--- Start of COLLECTED DATA ---

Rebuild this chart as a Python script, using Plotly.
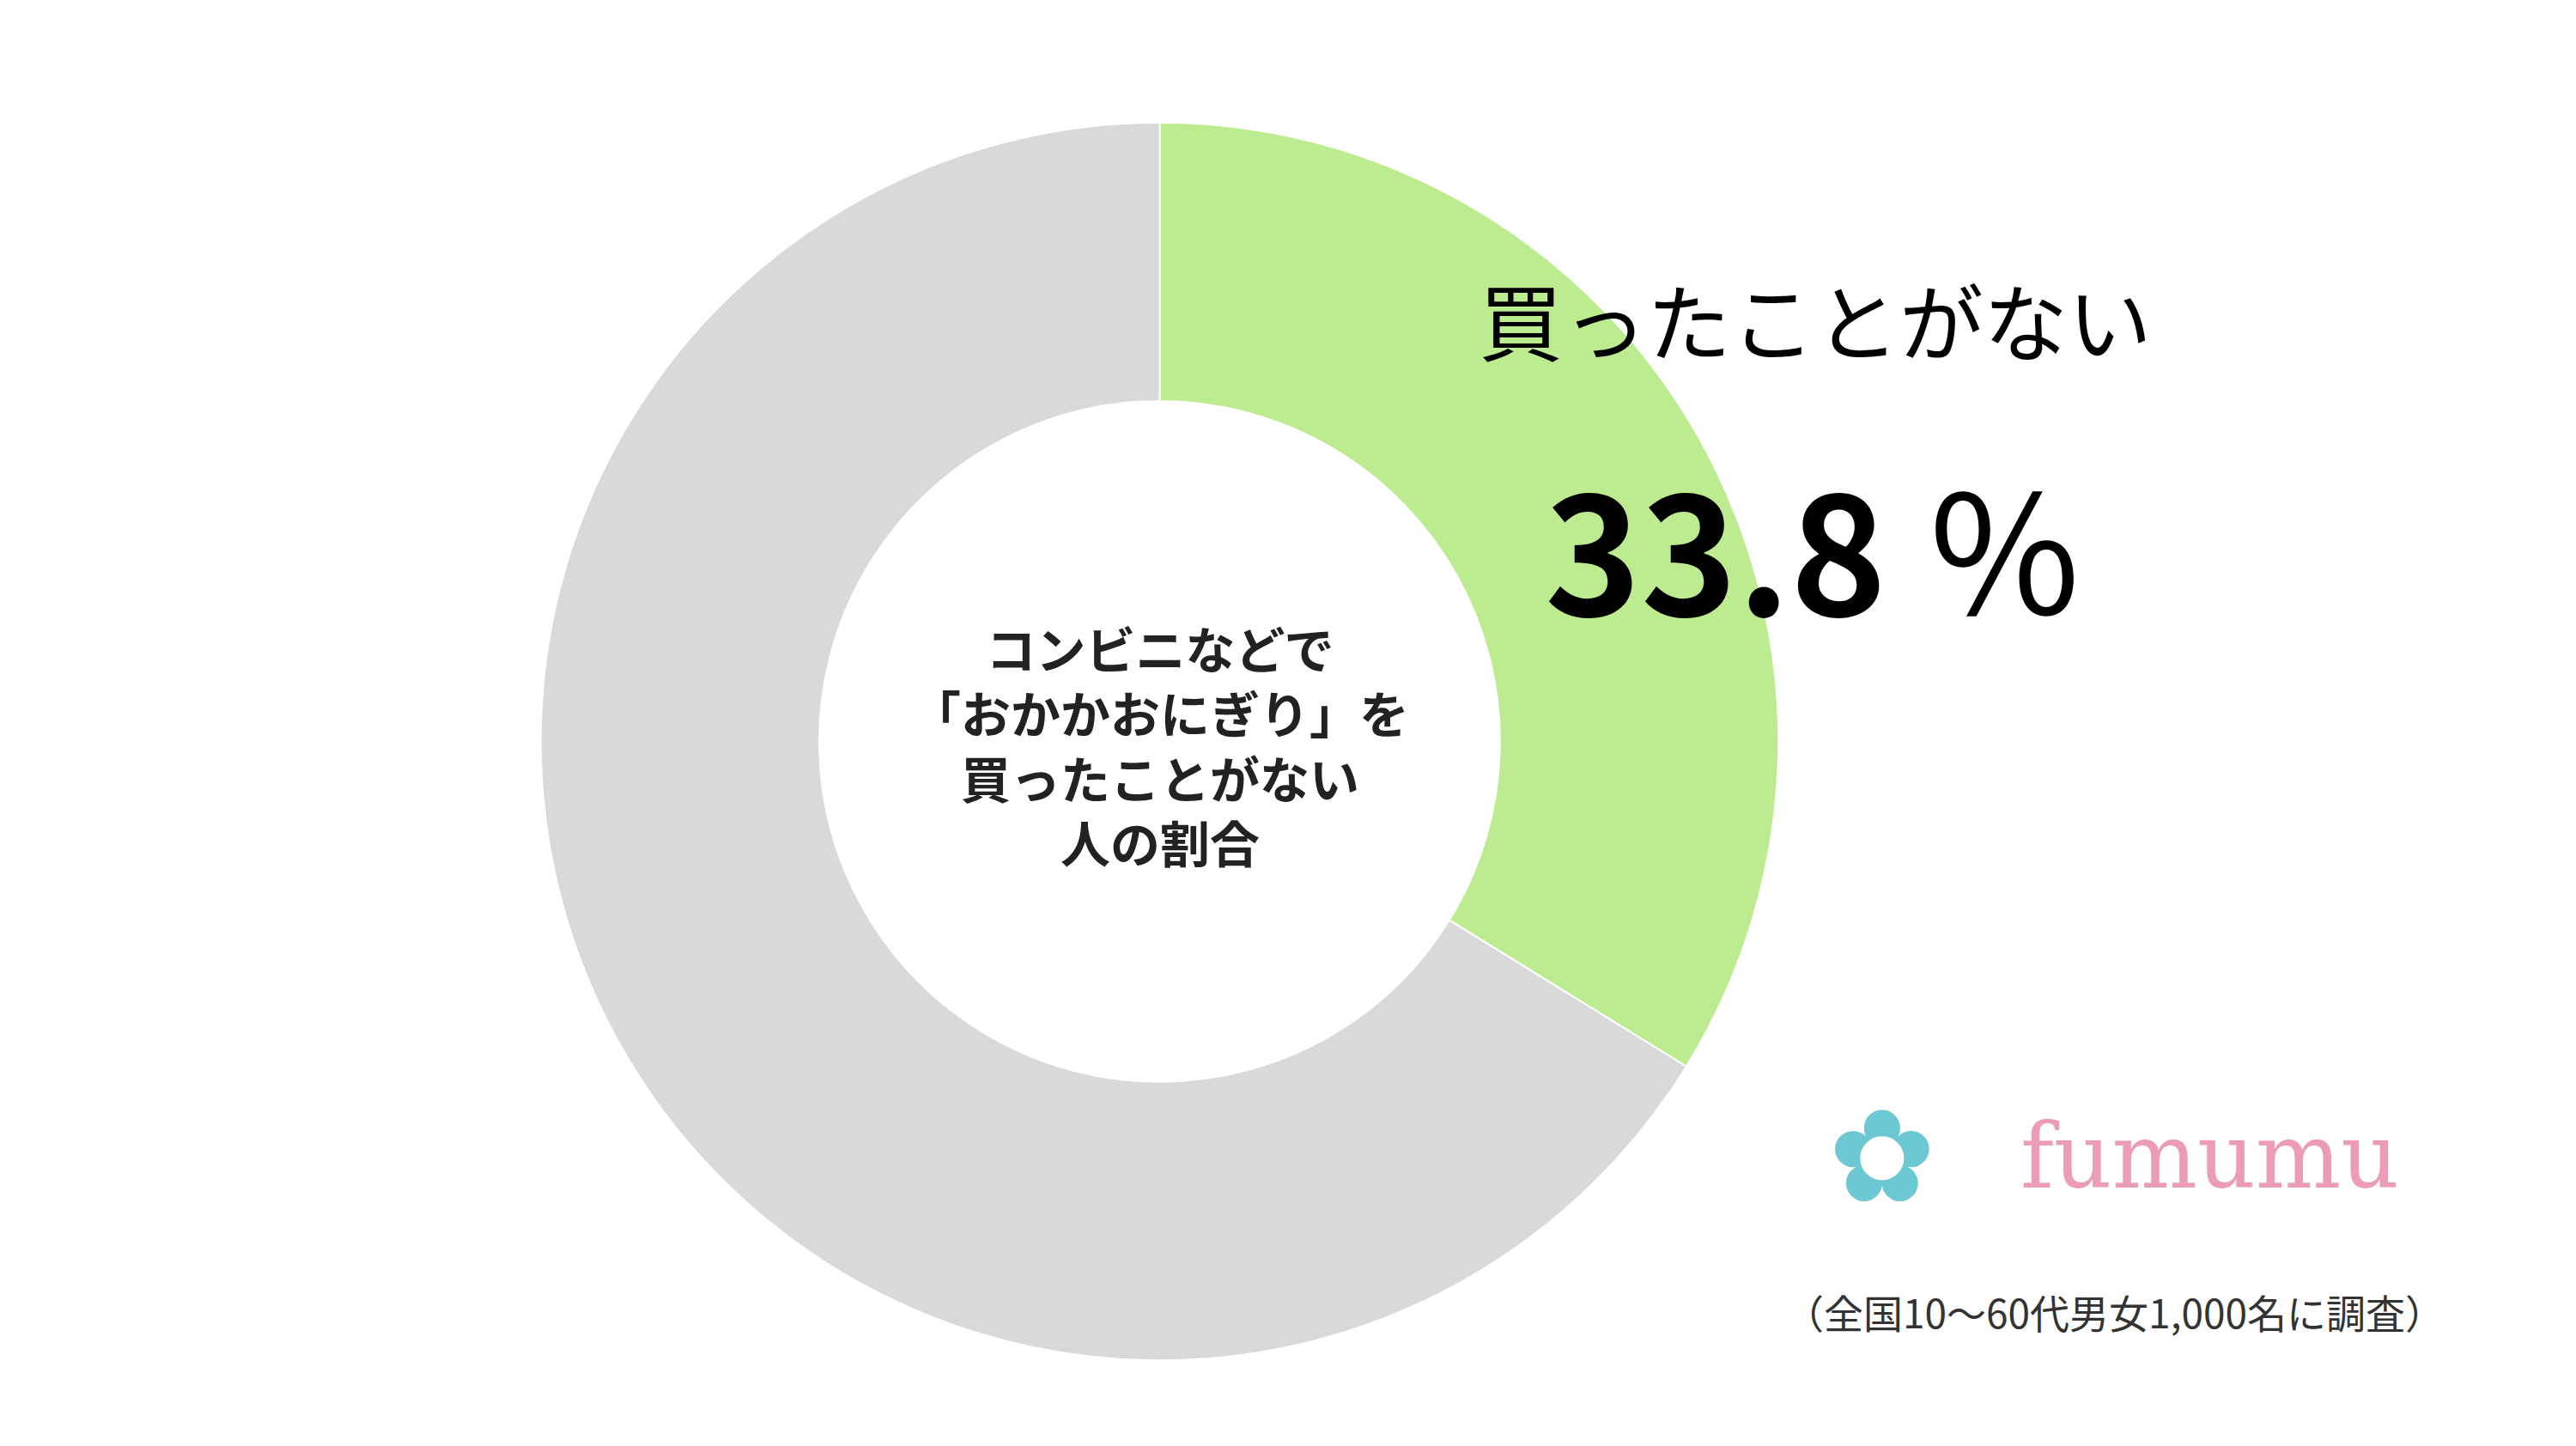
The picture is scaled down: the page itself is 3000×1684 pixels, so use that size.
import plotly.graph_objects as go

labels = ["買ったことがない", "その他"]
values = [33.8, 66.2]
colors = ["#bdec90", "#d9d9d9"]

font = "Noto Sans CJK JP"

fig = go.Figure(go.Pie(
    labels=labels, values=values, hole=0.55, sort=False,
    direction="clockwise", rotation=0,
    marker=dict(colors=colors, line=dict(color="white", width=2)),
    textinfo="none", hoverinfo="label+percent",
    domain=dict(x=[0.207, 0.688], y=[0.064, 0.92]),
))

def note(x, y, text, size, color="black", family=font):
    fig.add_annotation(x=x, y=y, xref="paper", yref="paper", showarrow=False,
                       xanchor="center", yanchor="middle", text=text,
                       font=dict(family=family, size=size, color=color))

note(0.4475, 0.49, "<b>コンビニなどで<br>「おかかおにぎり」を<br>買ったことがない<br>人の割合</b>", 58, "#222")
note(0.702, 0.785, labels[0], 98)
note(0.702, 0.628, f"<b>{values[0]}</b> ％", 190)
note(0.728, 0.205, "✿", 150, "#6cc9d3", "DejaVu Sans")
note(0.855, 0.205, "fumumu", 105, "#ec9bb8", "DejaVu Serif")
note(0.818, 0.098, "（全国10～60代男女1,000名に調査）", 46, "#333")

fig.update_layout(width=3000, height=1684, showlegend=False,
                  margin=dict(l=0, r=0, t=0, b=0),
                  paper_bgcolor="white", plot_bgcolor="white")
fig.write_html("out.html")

--- End of COLLECTED DATA ---

» TASK REQUIREMENTS: Every line above should be returned word for word, with the pictures left behind.

» SOLUTION TO THE PROBLEM:
Rebuild this chart as a Python script, using Plotly.
The picture is scaled down: the page itself is 3000×1684 pixels, so use that size.
import plotly.graph_objects as go

labels = ["買ったことがない", "その他"]
values = [33.8, 66.2]
colors = ["#bdec90", "#d9d9d9"]

font = "Noto Sans CJK JP"

fig = go.Figure(go.Pie(
    labels=labels, values=values, hole=0.55, sort=False,
    direction="clockwise", rotation=0,
    marker=dict(colors=colors, line=dict(color="white", width=2)),
    textinfo="none", hoverinfo="label+percent",
    domain=dict(x=[0.207, 0.688], y=[0.064, 0.92]),
))

def note(x, y, text, size, color="black", family=font):
    fig.add_annotation(x=x, y=y, xref="paper", yref="paper", showarrow=False,
                       xanchor="center", yanchor="middle", text=text,
                       font=dict(family=family, size=size, color=color))

note(0.4475, 0.49, "<b>コンビニなどで<br>「おかかおにぎり」を<br>買ったことがない<br>人の割合</b>", 58, "#222")
note(0.702, 0.785, labels[0], 98)
note(0.702, 0.628, f"<b>{values[0]}</b> ％", 190)
note(0.728, 0.205, "✿", 150, "#6cc9d3", "DejaVu Sans")
note(0.855, 0.205, "fumumu", 105, "#ec9bb8", "DejaVu Serif")
note(0.818, 0.098, "（全国10～60代男女1,000名に調査）", 46, "#333")

fig.update_layout(width=3000, height=1684, showlegend=False,
                  margin=dict(l=0, r=0, t=0, b=0),
                  paper_bgcolor="white", plot_bgcolor="white")
fig.write_html("out.html")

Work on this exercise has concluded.